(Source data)
--- begin ---
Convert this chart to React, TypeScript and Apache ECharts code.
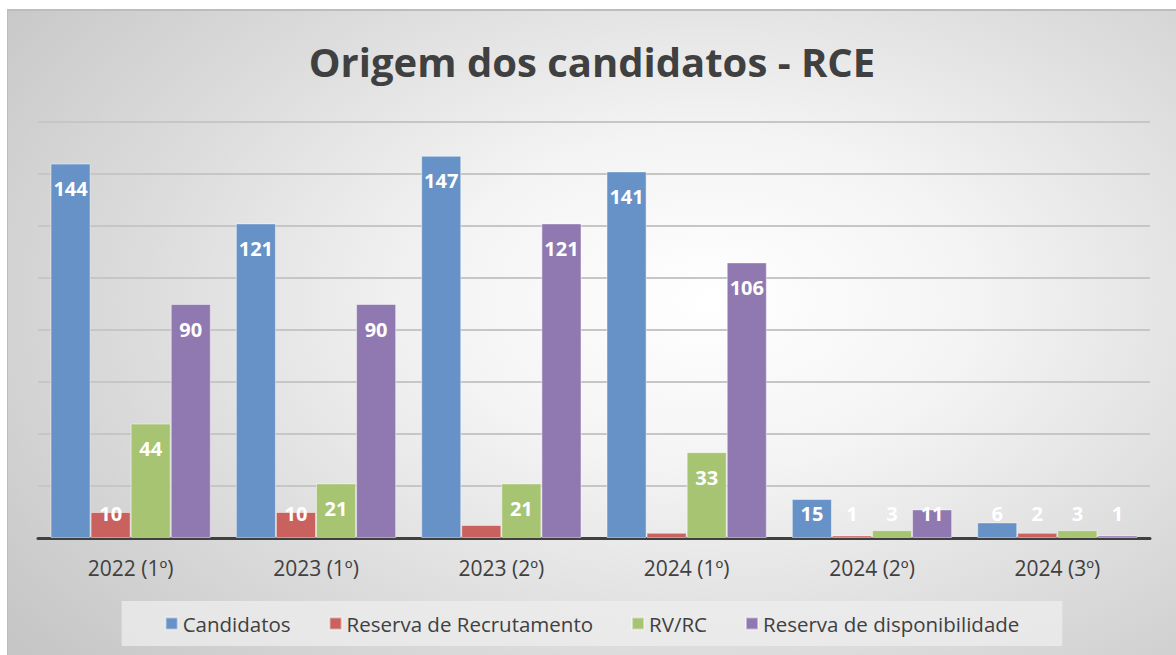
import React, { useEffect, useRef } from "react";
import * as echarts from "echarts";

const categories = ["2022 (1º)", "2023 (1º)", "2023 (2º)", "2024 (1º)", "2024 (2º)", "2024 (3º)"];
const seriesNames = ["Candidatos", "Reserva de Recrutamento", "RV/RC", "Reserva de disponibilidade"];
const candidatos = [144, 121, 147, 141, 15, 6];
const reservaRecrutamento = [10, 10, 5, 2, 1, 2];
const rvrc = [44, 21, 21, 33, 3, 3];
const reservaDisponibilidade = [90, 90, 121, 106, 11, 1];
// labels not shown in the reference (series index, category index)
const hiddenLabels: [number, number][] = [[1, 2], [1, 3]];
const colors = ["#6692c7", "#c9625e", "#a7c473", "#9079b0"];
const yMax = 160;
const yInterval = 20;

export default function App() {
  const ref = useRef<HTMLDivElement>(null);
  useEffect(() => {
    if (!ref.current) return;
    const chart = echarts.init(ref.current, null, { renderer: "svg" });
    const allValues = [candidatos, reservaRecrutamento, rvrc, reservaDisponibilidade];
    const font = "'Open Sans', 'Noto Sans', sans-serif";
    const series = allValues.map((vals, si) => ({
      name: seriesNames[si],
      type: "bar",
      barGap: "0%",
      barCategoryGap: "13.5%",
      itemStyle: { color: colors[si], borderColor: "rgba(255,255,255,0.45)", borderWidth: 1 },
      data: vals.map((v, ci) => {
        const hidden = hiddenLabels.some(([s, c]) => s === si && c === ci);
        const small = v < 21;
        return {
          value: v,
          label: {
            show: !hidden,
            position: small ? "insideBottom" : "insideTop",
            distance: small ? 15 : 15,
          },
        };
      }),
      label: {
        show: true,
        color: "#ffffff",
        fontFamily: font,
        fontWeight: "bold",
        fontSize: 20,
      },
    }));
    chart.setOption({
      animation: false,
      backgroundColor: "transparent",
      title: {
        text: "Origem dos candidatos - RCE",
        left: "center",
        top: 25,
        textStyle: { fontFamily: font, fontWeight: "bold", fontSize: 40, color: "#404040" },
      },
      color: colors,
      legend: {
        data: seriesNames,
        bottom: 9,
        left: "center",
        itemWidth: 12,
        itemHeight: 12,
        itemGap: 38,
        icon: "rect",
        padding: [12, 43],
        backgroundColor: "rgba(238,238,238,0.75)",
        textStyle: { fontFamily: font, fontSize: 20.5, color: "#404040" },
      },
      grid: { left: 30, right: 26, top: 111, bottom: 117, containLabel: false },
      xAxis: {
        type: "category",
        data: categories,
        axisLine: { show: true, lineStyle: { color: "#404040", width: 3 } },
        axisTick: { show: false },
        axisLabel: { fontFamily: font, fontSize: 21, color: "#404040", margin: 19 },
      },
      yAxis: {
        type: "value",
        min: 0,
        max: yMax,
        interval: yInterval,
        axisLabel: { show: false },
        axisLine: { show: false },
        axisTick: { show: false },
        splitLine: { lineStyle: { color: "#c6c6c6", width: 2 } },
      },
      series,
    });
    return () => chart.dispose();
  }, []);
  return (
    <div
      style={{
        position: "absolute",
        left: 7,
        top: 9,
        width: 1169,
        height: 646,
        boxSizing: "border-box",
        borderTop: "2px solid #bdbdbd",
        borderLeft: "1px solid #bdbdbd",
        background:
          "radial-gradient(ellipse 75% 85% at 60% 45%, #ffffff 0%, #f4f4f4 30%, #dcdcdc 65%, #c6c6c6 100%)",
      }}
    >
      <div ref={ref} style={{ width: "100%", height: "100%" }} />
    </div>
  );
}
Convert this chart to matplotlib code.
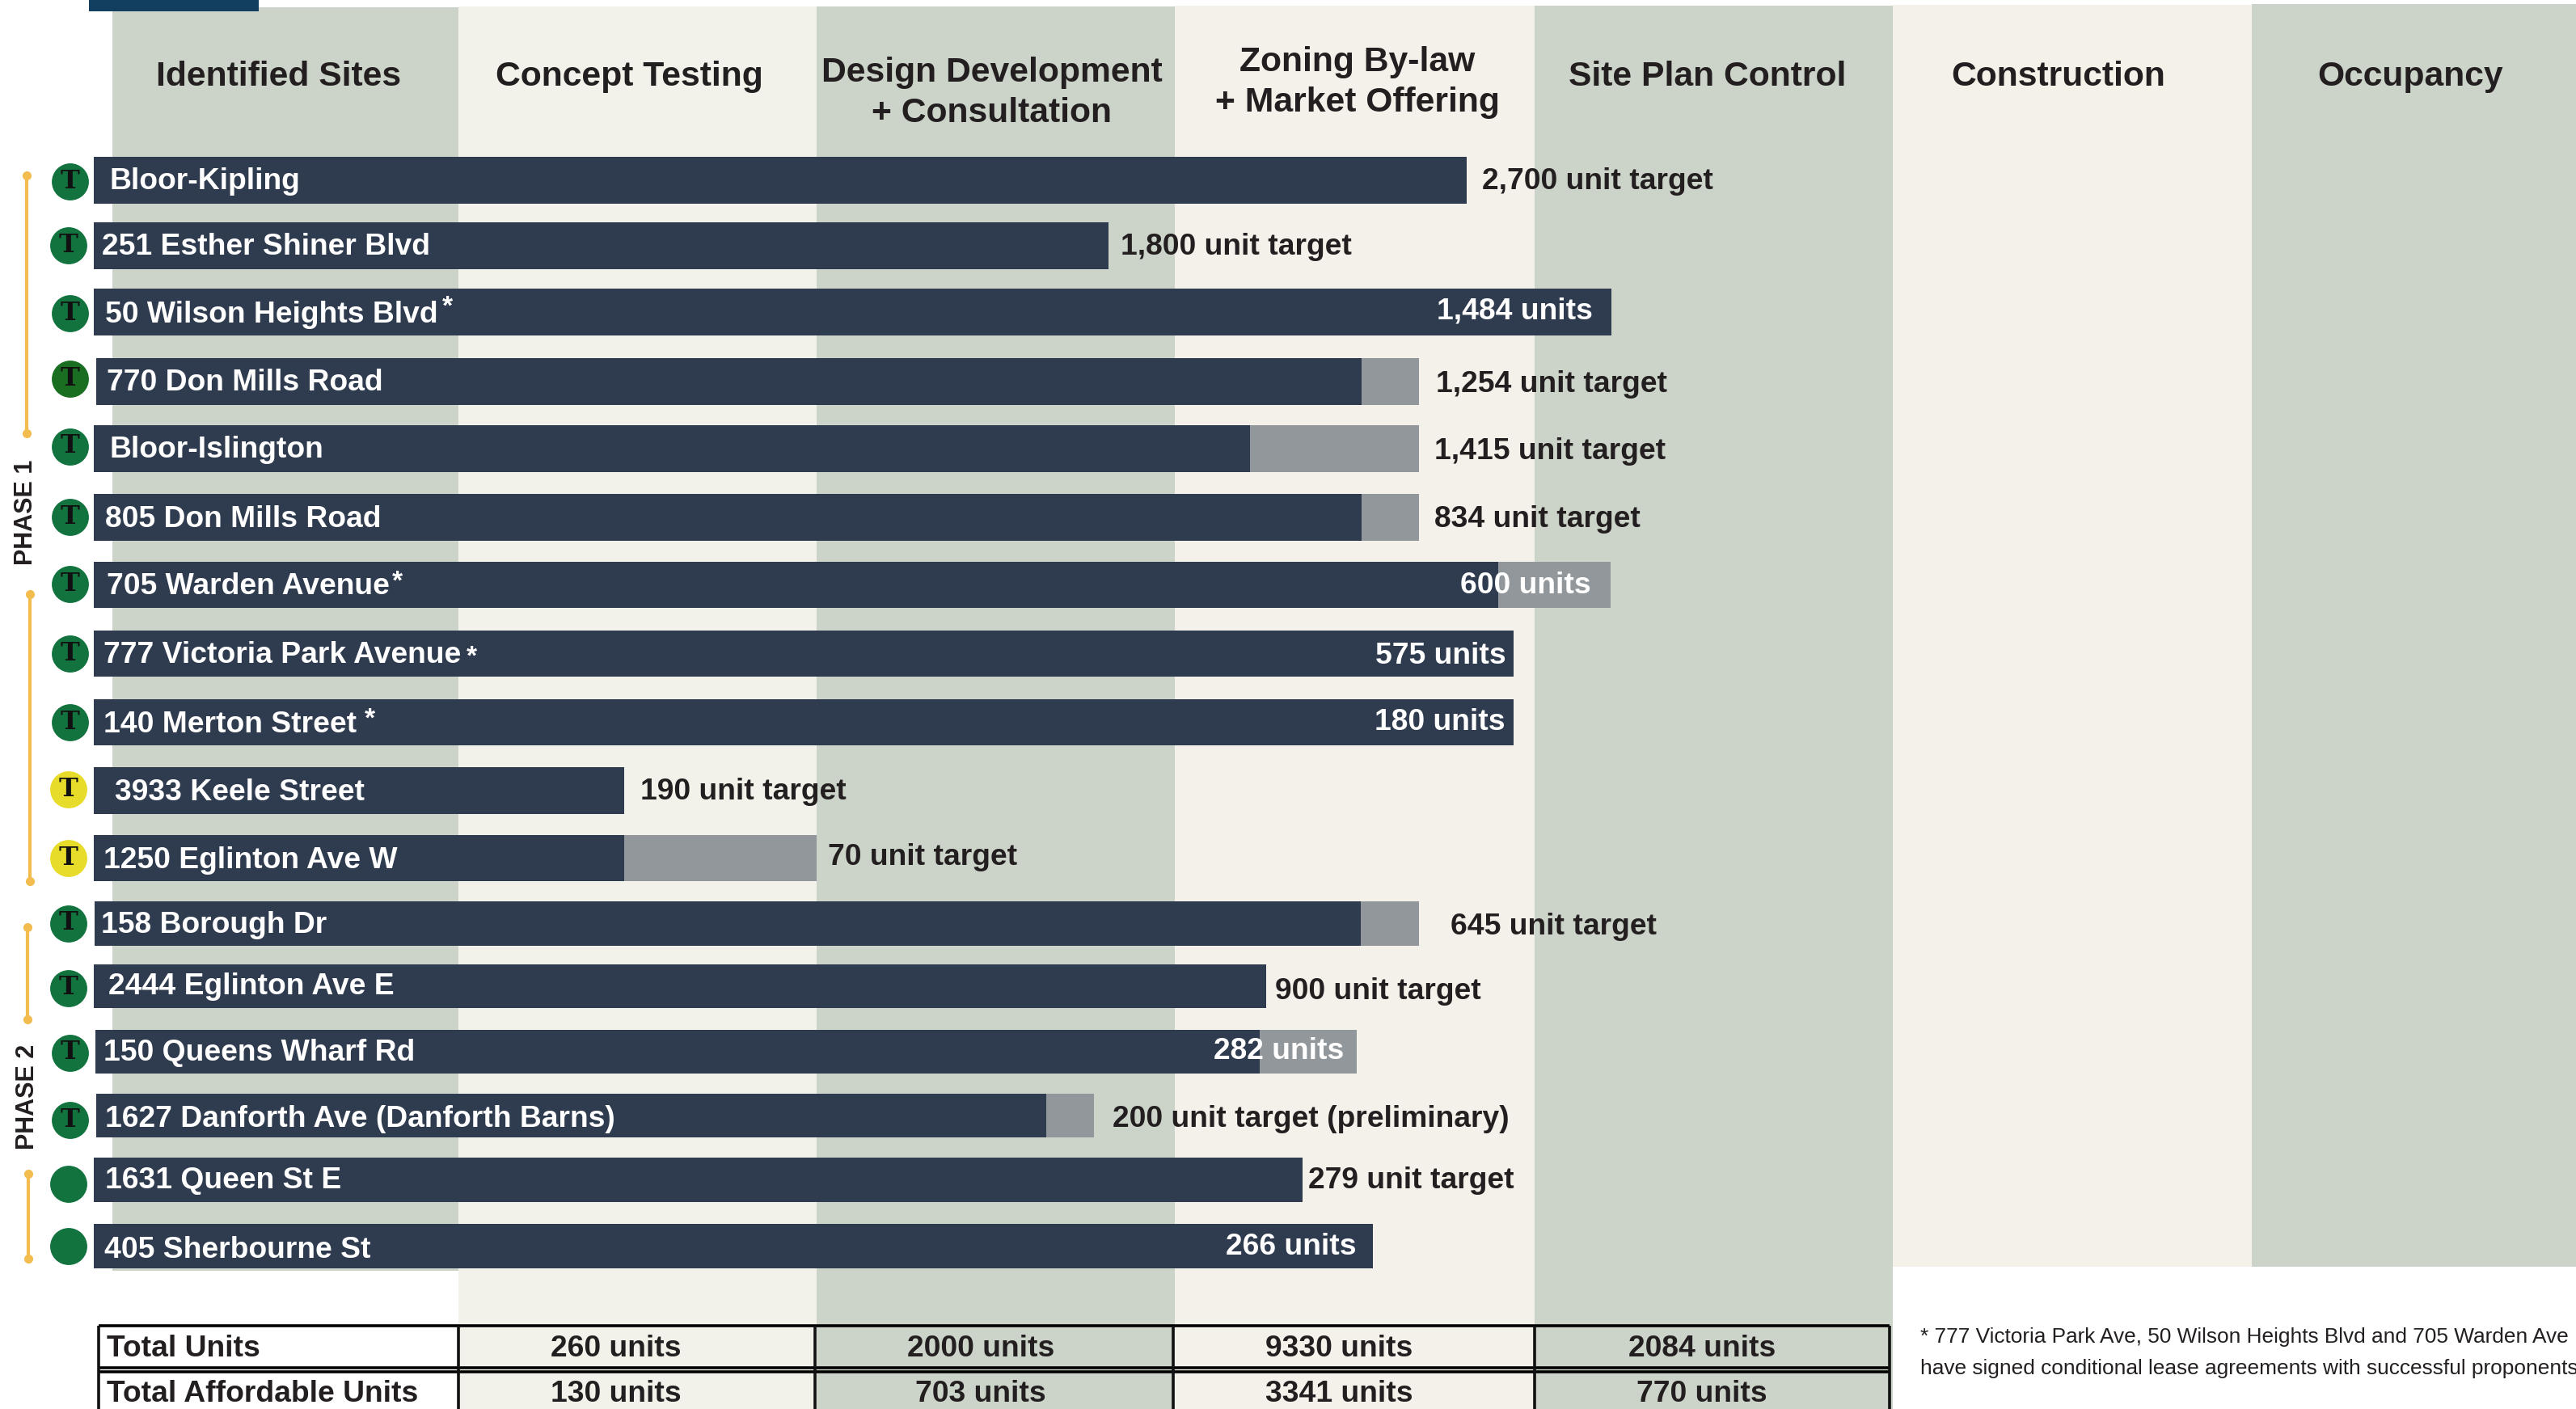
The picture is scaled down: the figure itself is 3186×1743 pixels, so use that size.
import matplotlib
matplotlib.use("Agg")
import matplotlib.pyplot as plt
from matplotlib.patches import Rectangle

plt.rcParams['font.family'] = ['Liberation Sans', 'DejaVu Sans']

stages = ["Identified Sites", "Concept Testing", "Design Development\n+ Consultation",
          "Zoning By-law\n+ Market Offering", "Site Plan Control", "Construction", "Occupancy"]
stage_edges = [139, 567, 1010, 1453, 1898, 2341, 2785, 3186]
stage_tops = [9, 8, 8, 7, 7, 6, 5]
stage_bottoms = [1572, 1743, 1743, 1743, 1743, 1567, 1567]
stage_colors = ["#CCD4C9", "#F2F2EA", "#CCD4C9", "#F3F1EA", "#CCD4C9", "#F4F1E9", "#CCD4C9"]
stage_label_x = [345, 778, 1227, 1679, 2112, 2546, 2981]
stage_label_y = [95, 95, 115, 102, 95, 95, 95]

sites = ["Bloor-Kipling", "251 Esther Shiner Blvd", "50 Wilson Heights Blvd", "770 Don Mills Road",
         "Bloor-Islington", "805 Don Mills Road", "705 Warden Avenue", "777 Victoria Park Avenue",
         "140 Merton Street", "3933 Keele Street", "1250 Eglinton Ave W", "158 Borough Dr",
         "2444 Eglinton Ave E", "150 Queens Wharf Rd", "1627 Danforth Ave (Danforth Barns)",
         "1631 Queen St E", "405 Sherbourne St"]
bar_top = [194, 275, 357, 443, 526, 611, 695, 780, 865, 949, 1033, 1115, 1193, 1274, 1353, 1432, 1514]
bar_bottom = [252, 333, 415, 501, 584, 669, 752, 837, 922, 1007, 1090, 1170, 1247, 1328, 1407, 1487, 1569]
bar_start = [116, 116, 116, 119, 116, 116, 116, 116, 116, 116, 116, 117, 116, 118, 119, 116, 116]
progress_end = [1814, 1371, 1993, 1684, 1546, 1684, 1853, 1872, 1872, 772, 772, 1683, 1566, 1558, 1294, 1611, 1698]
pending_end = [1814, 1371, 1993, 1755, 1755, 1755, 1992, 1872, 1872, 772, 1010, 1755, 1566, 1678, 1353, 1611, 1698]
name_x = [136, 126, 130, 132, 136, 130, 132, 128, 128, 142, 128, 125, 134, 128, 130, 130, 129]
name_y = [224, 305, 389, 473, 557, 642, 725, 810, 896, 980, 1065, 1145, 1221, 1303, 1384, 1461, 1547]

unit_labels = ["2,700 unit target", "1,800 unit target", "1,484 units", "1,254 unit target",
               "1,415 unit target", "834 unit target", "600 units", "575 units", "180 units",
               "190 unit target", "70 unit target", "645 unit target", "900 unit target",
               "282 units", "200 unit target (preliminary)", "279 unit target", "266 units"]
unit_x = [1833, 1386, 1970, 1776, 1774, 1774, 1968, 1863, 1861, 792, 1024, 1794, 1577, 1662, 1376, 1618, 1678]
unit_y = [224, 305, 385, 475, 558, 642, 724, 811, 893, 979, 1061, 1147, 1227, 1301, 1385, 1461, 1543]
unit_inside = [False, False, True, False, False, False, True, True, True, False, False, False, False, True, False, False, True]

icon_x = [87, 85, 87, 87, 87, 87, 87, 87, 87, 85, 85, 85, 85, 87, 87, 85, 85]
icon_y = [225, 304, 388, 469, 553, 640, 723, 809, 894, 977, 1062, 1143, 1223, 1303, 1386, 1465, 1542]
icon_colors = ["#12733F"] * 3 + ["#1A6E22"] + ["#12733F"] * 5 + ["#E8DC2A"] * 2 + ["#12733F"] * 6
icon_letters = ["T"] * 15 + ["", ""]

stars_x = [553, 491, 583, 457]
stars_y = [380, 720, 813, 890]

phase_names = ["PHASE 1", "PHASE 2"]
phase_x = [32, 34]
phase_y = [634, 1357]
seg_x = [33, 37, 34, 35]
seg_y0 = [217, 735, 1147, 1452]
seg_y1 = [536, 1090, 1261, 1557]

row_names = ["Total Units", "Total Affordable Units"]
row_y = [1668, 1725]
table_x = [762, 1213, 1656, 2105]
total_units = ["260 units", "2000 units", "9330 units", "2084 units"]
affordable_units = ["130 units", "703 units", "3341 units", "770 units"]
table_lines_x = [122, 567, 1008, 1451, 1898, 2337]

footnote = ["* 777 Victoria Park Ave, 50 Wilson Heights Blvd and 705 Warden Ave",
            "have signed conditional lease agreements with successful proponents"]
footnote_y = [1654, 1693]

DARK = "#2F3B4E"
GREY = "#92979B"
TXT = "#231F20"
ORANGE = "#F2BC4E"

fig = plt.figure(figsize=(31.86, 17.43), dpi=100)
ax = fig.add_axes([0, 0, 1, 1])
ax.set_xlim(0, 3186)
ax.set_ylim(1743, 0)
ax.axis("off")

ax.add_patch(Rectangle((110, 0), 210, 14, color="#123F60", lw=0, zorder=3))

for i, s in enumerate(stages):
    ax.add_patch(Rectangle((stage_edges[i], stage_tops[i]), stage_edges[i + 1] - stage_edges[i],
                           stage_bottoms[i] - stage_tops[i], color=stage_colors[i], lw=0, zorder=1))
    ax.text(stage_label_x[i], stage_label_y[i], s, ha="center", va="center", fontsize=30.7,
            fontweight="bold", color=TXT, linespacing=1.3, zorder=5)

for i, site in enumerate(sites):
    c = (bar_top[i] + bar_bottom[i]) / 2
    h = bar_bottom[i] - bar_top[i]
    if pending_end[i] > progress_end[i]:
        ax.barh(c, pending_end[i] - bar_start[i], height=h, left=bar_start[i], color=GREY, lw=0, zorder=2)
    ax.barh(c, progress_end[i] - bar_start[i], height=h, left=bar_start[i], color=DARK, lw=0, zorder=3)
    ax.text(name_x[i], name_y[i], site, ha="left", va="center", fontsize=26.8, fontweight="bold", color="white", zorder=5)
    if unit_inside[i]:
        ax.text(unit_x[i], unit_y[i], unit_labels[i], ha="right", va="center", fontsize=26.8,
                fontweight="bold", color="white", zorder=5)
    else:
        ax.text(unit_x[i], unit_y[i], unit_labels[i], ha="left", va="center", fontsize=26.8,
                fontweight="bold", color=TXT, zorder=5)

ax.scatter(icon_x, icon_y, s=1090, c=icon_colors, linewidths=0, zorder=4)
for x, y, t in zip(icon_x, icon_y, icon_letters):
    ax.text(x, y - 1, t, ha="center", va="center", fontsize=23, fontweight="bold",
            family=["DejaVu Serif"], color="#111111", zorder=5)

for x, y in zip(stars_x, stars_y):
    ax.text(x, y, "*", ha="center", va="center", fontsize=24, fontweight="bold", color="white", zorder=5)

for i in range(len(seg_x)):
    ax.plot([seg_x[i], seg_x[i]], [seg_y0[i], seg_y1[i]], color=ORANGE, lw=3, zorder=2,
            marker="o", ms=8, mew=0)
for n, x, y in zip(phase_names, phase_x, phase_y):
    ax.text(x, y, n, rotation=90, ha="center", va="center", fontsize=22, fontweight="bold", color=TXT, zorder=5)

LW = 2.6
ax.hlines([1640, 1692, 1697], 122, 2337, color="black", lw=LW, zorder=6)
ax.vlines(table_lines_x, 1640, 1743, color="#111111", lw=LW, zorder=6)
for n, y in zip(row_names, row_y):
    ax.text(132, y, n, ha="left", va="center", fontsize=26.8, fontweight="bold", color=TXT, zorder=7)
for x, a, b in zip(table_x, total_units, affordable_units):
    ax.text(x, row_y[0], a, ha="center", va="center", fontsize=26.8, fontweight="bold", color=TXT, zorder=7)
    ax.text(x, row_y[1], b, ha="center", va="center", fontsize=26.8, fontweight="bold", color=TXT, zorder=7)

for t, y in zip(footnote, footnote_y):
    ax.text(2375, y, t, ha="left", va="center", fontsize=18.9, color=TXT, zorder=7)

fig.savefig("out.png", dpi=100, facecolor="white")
--- end ---
What you should do -
Transcribe the opening line of the listing above, please, and every line after it through the line with "const yInterval = 20;", word for word, without pictures.

Solution to this task -
Convert this chart to React, TypeScript and Apache ECharts code.
import React, { useEffect, useRef } from "react";
import * as echarts from "echarts";

const categories = ["2022 (1º)", "2023 (1º)", "2023 (2º)", "2024 (1º)", "2024 (2º)", "2024 (3º)"];
const seriesNames = ["Candidatos", "Reserva de Recrutamento", "RV/RC", "Reserva de disponibilidade"];
const candidatos = [144, 121, 147, 141, 15, 6];
const reservaRecrutamento = [10, 10, 5, 2, 1, 2];
const rvrc = [44, 21, 21, 33, 3, 3];
const reservaDisponibilidade = [90, 90, 121, 106, 11, 1];
// labels not shown in the reference (series index, category index)
const hiddenLabels: [number, number][] = [[1, 2], [1, 3]];
const colors = ["#6692c7", "#c9625e", "#a7c473", "#9079b0"];
const yMax = 160;
const yInterval = 20;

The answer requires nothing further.